Given instruction: Retype the data exactly, from its first line to the line containing "at (1679, 341)", including both, and skip any picture.

--- Begin Supplied information ---

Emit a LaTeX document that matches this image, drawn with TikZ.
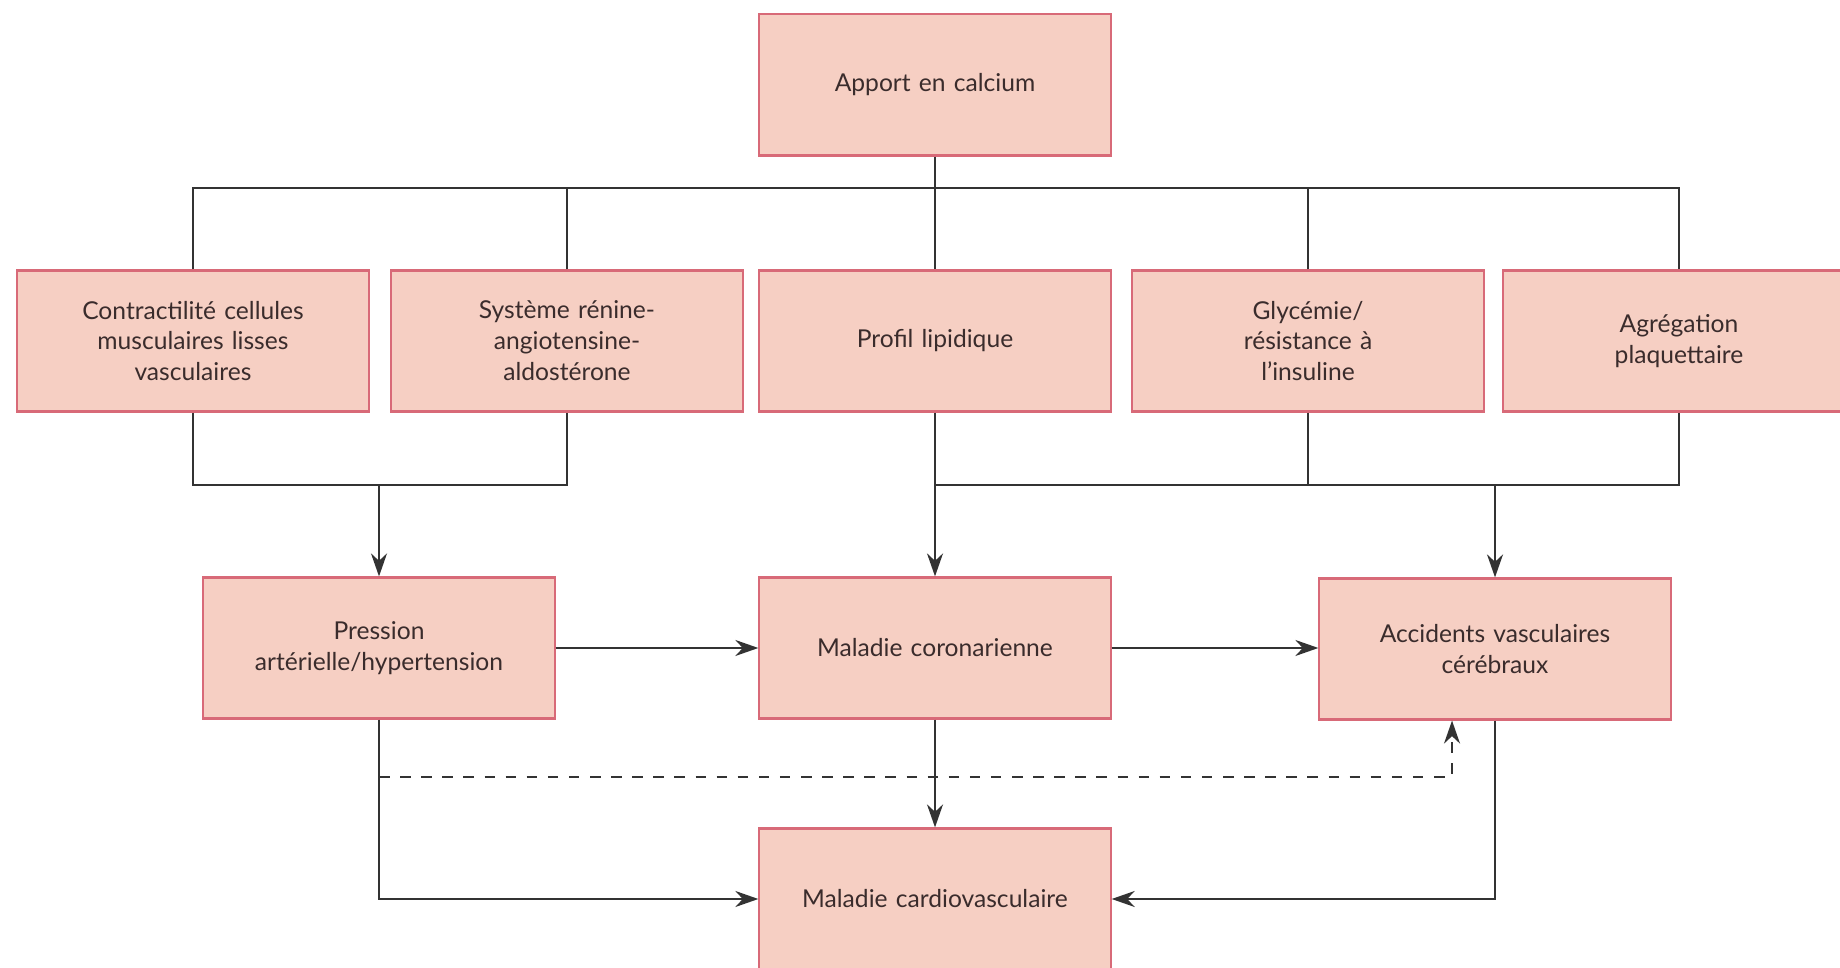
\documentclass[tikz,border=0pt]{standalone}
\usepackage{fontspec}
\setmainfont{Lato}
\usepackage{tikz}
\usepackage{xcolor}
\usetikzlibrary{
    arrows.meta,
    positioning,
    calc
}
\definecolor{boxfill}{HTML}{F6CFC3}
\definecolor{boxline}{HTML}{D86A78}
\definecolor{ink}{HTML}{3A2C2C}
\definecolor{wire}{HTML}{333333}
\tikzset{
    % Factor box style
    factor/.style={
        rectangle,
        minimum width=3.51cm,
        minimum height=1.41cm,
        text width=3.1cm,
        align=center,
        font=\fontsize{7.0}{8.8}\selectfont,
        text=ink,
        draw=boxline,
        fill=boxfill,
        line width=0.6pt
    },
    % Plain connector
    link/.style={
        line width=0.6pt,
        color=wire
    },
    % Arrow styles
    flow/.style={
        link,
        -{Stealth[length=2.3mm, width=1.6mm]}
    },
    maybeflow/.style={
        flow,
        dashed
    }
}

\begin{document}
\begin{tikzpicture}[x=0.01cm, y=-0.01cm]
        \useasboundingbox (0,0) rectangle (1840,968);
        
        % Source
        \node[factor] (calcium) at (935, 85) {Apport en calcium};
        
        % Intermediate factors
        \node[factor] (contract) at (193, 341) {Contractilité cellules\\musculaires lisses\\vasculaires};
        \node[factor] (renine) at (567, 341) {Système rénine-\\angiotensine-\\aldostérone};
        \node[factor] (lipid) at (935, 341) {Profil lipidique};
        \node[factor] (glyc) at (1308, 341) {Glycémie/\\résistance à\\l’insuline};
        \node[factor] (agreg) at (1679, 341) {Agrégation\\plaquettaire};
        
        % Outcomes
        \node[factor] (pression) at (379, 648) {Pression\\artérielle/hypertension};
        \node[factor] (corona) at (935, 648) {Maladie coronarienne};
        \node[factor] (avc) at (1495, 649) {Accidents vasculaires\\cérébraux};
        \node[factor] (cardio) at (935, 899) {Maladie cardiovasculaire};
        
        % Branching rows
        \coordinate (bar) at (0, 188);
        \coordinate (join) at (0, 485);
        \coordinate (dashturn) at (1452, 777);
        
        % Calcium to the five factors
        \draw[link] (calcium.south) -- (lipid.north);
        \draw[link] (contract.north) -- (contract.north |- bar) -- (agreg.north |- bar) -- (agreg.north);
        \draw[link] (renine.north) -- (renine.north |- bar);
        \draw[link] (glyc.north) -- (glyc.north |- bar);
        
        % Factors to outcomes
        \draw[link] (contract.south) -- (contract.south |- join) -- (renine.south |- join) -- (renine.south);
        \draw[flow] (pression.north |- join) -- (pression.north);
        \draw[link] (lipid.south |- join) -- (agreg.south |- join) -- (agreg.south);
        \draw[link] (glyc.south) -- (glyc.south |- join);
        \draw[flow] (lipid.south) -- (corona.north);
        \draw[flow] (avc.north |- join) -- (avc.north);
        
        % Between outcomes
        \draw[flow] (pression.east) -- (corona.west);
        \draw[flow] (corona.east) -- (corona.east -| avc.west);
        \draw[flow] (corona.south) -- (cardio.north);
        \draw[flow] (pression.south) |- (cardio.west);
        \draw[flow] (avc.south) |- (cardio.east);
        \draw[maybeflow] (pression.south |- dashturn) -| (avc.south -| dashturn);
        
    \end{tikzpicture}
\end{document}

--- End Supplied information ---

Solution for this exercise:
Emit a LaTeX document that matches this image, drawn with TikZ.
\documentclass[tikz,border=0pt]{standalone}
\usepackage{fontspec}
\setmainfont{Lato}
\usepackage{tikz}
\usepackage{xcolor}
\usetikzlibrary{
    arrows.meta,
    positioning,
    calc
}
\definecolor{boxfill}{HTML}{F6CFC3}
\definecolor{boxline}{HTML}{D86A78}
\definecolor{ink}{HTML}{3A2C2C}
\definecolor{wire}{HTML}{333333}
\tikzset{
    % Factor box style
    factor/.style={
        rectangle,
        minimum width=3.51cm,
        minimum height=1.41cm,
        text width=3.1cm,
        align=center,
        font=\fontsize{7.0}{8.8}\selectfont,
        text=ink,
        draw=boxline,
        fill=boxfill,
        line width=0.6pt
    },
    % Plain connector
    link/.style={
        line width=0.6pt,
        color=wire
    },
    % Arrow styles
    flow/.style={
        link,
        -{Stealth[length=2.3mm, width=1.6mm]}
    },
    maybeflow/.style={
        flow,
        dashed
    }
}

\begin{document}
\begin{tikzpicture}[x=0.01cm, y=-0.01cm]
        \useasboundingbox (0,0) rectangle (1840,968);
        
        % Source
        \node[factor] (calcium) at (935, 85) {Apport en calcium};
        
        % Intermediate factors
        \node[factor] (contract) at (193, 341) {Contractilité cellules\\musculaires lisses\\vasculaires};
        \node[factor] (renine) at (567, 341) {Système rénine-\\angiotensine-\\aldostérone};
        \node[factor] (lipid) at (935, 341) {Profil lipidique};
        \node[factor] (glyc) at (1308, 341) {Glycémie/\\résistance à\\l’insuline};
        \node[factor] (agreg) at (1679, 341) {Agrégation\\plaquettaire};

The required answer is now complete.